The texture editing tool has two modes to work with, Overview and Edit Mode.
Overview: the user has access only to the parameters that have been modified while hiding the rest.
Edit: The Edit mode displays all the available parameters for bitmap editing like Texture Properties, Tonemapping and Coordinates. Any parameter changed here will be displayed in the Overview Mode.
By default, the Thea Material editor is in Overview Mode, displaying only the path to the file and any parameter that has been modified allowing you to have quick access to the most used ones. To start editing the bitmap, click on the hamburger icon and select Edit Mode.
Projection: this option helps the user select the projection needed for the selected texture. From the drop down list that appears by pressing the down arrow, a projection can be selected among: UV, Cubic, Cylindrical, Spherical, Flat, Front, Shrink Wrap, Camera Map, Cubic (Centered) and Flat (Centered).
Channel: Two main channels exist for a texture, the RGB channel and the Alpha channel.
Repeat: When enabled, it forces the bitmap texture to tile in all directions.
Invert: this option, inverts all the colors of the texture to their complemented colors.

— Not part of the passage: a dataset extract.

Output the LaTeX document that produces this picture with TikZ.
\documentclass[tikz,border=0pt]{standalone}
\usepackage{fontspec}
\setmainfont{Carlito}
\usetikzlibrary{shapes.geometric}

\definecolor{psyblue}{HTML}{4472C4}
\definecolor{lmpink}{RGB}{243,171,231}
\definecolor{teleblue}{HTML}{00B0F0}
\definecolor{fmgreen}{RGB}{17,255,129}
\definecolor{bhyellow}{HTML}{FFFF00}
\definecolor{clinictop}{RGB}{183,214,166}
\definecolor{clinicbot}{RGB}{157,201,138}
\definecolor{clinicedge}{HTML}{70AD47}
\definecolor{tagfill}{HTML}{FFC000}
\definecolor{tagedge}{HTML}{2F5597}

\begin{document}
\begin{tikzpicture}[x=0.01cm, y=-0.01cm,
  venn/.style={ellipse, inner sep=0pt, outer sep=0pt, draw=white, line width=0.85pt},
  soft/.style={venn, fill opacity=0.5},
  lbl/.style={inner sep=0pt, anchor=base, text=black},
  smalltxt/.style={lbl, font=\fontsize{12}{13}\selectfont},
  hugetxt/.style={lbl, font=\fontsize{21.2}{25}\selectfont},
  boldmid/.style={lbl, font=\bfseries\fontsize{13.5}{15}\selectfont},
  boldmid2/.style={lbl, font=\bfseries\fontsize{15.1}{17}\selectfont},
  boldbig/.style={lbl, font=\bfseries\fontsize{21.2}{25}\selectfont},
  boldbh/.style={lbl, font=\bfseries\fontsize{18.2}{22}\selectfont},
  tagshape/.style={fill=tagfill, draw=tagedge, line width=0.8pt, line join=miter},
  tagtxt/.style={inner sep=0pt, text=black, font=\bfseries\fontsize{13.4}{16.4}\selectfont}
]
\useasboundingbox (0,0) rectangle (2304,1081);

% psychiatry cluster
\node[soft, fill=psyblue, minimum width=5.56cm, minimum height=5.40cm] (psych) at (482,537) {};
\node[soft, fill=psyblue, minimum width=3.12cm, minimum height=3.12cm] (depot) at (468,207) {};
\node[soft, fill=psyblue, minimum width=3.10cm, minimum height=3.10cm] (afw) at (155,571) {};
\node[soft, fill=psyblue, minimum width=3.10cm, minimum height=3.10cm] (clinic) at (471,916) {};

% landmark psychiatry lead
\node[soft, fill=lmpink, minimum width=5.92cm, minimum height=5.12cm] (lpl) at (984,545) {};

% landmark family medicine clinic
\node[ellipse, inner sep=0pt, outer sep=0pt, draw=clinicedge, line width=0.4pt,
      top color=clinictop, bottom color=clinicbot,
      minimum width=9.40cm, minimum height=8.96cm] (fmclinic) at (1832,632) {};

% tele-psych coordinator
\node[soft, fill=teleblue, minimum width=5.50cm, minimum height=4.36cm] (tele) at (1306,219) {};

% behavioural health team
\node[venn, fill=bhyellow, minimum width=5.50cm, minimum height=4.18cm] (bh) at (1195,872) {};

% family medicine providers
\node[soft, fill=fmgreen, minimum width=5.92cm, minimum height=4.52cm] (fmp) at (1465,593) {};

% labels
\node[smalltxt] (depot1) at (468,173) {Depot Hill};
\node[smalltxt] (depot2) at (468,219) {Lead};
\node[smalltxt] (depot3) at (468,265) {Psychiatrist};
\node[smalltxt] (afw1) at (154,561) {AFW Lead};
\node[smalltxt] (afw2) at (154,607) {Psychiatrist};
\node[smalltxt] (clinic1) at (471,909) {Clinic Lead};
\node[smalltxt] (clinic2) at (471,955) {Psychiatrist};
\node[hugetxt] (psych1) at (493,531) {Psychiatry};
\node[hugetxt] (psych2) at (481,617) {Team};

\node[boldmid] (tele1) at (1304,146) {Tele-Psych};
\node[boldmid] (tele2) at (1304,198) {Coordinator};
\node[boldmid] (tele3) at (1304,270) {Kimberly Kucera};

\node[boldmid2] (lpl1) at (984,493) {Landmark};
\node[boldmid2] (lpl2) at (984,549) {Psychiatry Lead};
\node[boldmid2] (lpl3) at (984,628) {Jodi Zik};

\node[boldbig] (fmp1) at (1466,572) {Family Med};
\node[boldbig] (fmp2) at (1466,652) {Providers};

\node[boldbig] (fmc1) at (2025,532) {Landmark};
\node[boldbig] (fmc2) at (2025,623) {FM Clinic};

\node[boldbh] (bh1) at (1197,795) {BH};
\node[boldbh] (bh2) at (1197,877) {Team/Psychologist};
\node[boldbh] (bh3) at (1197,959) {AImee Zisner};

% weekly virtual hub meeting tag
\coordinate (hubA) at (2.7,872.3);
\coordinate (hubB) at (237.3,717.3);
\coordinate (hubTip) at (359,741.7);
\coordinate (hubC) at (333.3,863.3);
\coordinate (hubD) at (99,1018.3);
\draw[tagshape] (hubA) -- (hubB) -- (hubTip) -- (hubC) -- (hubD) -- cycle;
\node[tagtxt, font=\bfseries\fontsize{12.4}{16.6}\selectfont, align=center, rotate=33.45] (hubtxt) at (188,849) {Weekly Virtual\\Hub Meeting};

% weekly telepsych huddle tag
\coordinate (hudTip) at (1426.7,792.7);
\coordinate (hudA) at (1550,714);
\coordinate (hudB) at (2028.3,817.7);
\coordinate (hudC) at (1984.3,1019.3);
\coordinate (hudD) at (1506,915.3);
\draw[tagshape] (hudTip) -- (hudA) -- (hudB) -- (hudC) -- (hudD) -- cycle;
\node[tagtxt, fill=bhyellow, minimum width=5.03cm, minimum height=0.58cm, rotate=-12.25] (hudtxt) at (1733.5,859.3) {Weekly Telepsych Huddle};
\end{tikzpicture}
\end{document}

Gamma: user can edit here the Gamma value of the selected texture. These values range from ‐100% to 100%. In the next images, we see these values for the selected texture and the way they affect its final appearance.
Red/Green/Blue Shift: You can increase/decrease a texture color value to correct its tone.

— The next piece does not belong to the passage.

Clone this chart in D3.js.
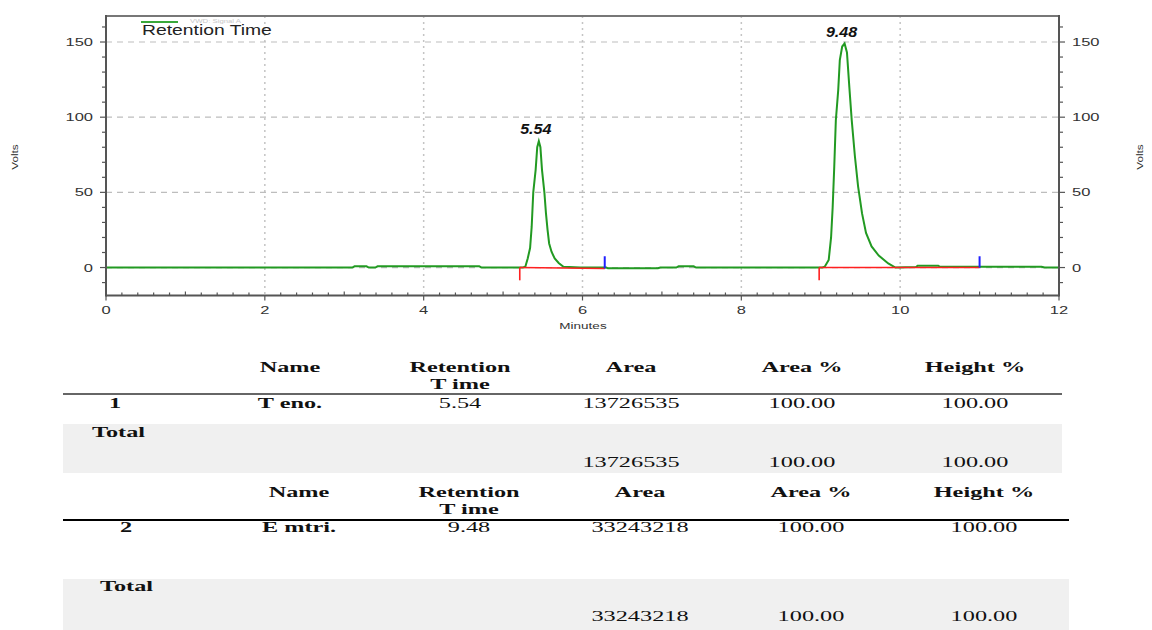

Saturation: user can change from here a texture saturation, by giving it values from ‐100% to 100%.
Brightness: another feature that affects a texture tone is the brightness. Once again, values range between ‐100% and 100%. Brightness set to ‐100% makes the image total black.

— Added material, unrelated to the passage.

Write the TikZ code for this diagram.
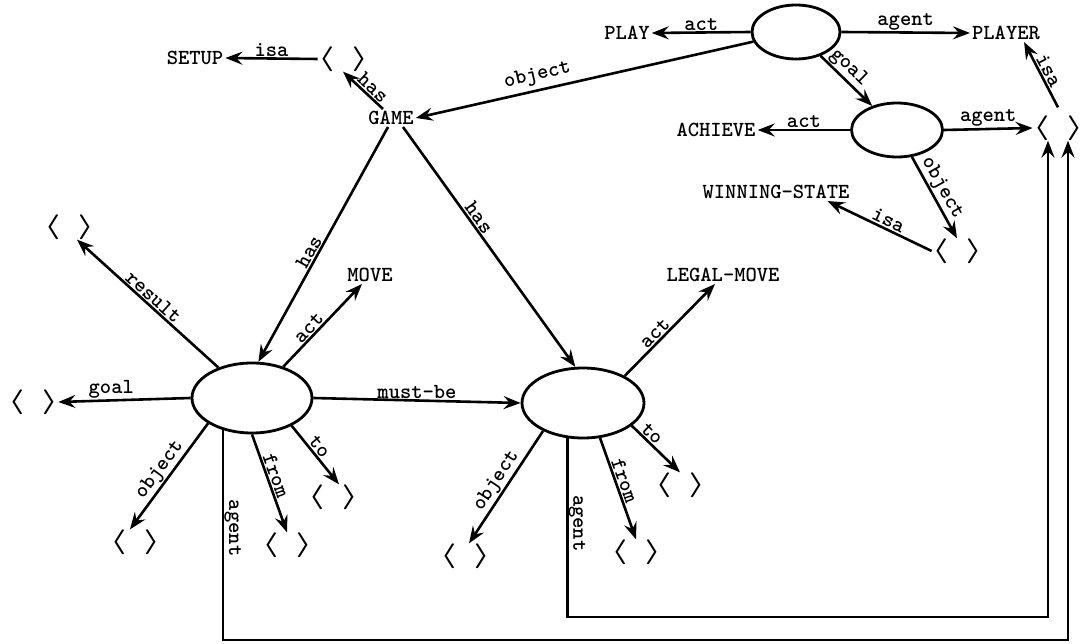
\documentclass[tikz,border=0pt]{standalone}
\usepackage{fontspec}
\usepackage{graphicx}
\usetikzlibrary{shapes.geometric,arrows.meta,calc}
\newcommand{\brk}{{\fontsize{25}{25}\selectfont\boldmath\scalebox{1.5}[1]{$\langle$}\hspace{17pt}\scalebox{1.5}[1]{$\rangle$}}}
\begin{document}
\begin{tikzpicture}[x=1pt,y=-1pt,
  txt/.style={font=\fontsize{21.5}{22}\selectfont\ttfamily\bfseries, inner sep=2pt},
  lab/.style={font=\fontsize{21.5}{22}\selectfont\ttfamily\bfseries, inner sep=1pt},
  brk/.style={inner sep=0pt},
  ell/.style={ellipse, draw, line width=2.8pt, inner sep=0pt},
  arr/.style={line width=2.6pt, -{Stealth[length=17pt,width=13pt,inset=6pt]}}]
\useasboundingbox (0,0) rectangle (1081,644);
% nodes
\node[txt] (setup) at (195,58) {SETUP};
\node[brk] (bTL) at (343,59) {\brk};
\node[txt] (game) at (391,118) {GAME};
\node[txt] (play) at (627,33) {PLAY};
\node[ell, minimum width=88pt, minimum height=54pt] (e1) at (796,32) {};
\node[txt] (player) at (1006,33) {PLAYER};
\node[ell, minimum width=91pt, minimum height=54pt] (e2) at (897,130) {};
\node[txt] (achieve) at (716,130) {ACHIEVE};
\node[brk] (bR) at (1058,128) {\brk};
\node[txt] (ws) at (776,192) {WINNING-STATE};
\node[brk] (bWS) at (957,251) {\brk};
\node[txt] (move) at (370,275) {MOVE};
\node[txt] (legal) at (723,275) {LEGAL-MOVE};
\node[ell, minimum width=120pt, minimum height=70pt] (e3) at (252,398) {};
\node[ell, minimum width=122pt, minimum height=70pt] (e4) at (583,403) {};
\node[brk] (bRes) at (69,227) {\brk};
\node[brk] (bGoal) at (33,402) {\brk};
\node[brk] (bObj3) at (135,542) {\brk};
\node[brk] (bFrom3) at (287,545) {\brk};
\node[brk] (bTo3) at (333,497) {\brk};
\node[brk] (bObj4) at (465,556) {\brk};
\node[brk] (bFrom4) at (636,552) {\brk};
\node[brk] (bTo4) at (680,485) {\brk};
\coordinate (cOut) at (600,640);
\coordinate (cIn) at (800,617);
% top part
\draw[arr] (bTL.west) -- node[lab, above] {isa} (setup.east);
\draw[arr] ([xshift=-8pt]game.north) -- node[lab, sloped, above, pos=.4] {has} (bTL.south);
\draw[arr] (e1) -- node[lab, sloped, above=3pt, pos=.63] {object} (game.east);
\draw[arr] (e1.west) -- node[lab, above] {act} (play.east);
\draw[arr] (e1.east) -- node[lab, above] {agent} (player.west);
\draw[arr] (e1) -- node[lab, sloped, above, pos=.4] {goal} (e2);
\draw[arr] (e2.west) -- node[lab, above] {act} (achieve.east);
\draw[arr] (e2.east) -- node[lab, above] {agent} (bR.west);
\draw[arr] (e2) -- node[lab, sloped, above, pos=.45] {object} (bWS.north);
\draw[arr] (bWS.west) -- node[lab, sloped, above, pos=.45] {isa} ([xshift=-24pt]ws.south east);
\draw[arr] ([yshift=8pt]bR.north) -- node[lab, sloped, above, pos=.5] {isa} ([xshift=-18pt]player.south east);
% GAME has
\draw[arr] ([xshift=-3pt]game.south) -- node[lab, sloped, above, pos=.55] {has} (e3.80);
\draw[arr] ([xshift=12pt]game.south) -- node[lab, sloped, above, pos=.4] {has} (e4.102);
% left ellipse
\draw[arr] (e3.45) -- node[lab, sloped, above, pos=.4] {act} ([xshift=-8pt]move.south);
\draw[arr] (e3) -- node[lab, sloped, above, pos=.5] {result} ([xshift=8pt]bRes.south);
\draw[arr] (e3.west) -- node[lab, above, pos=.6] {goal} (bGoal.east);
\draw[arr] (e3.east) -- node[lab, above] {must-be} (e4.west);
\draw[arr] (e3.-150) -- node[lab, sloped, above, pos=.5] {object} ([xshift=-5pt]bObj3.north);
\draw[arr] (e3.south) -- node[lab, sloped, above, pos=.45] {from} (bFrom3.north);
\draw[arr] (e3.-35) -- node[lab, sloped, above, pos=.45] {to} ([xshift=6pt]bTo3.north);
% right ellipse
\draw[arr] (e4.33) -- node[lab, sloped, above, pos=.4] {act} ([xshift=-8pt]legal.south);
\draw[arr] (e4.-145) -- node[lab, sloped, above, pos=.5] {object} ([xshift=4pt]bObj4.north);
\draw[arr] (e4.-64) -- node[lab, sloped, above, pos=.45] {from} (bFrom4.north);
\draw[arr] (e4.-25) -- node[lab, sloped, above, pos=.3] {to} (bTo4.north);
% agent loops
\draw[arr] (e3.-132) |- (cOut) -| ([xshift=10pt]bR.south);
\node[lab, rotate=-90, anchor=south] (agL) at ($(e3.-132)+(0,98)$) {agent};
\draw[arr] (e4.-114) |- (cIn) -| ([xshift=-10pt]bR.south);
\node[lab, rotate=-90, anchor=south] (agR) at ($(e4.-114)+(0,85)$) {agent};
\end{tikzpicture}
\end{document}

Contrast: user can specify here the value of contrast that the texture will have.
Clamp Min and Max: from these two options, user can specify the minimum and maximum clamp of the selected texture accordingly. RGB colors range normally from 0 to 255. By setting for example minimum clamp 20%, the colors that their RGB values are less than around 51, will be “cut” and get this value. By increasing minimum clamp percentage, image turn to be whiter, while by decreasing the maximum clamp percentage, image is getting darker colors. Decreasing the maximum percentage and increasing the minimum on the same time, textures tend to appear grayer, as gray color has RGV values around in the middle of the 256 colors (128, 128, 128).
Offset X and Y: Offsets the bitmap over the X and Y axis.
Spatial Size (X and Y): Spatial Size is used to correctly account for scaling when changing from UV to Cubic coordinates, while UV Scaling affects the scaling once UV projection is used.
UV Scale X and Y: Scales the bitmap over the X and Y axis.
Rotation (deg): Rotates the UV coordinates.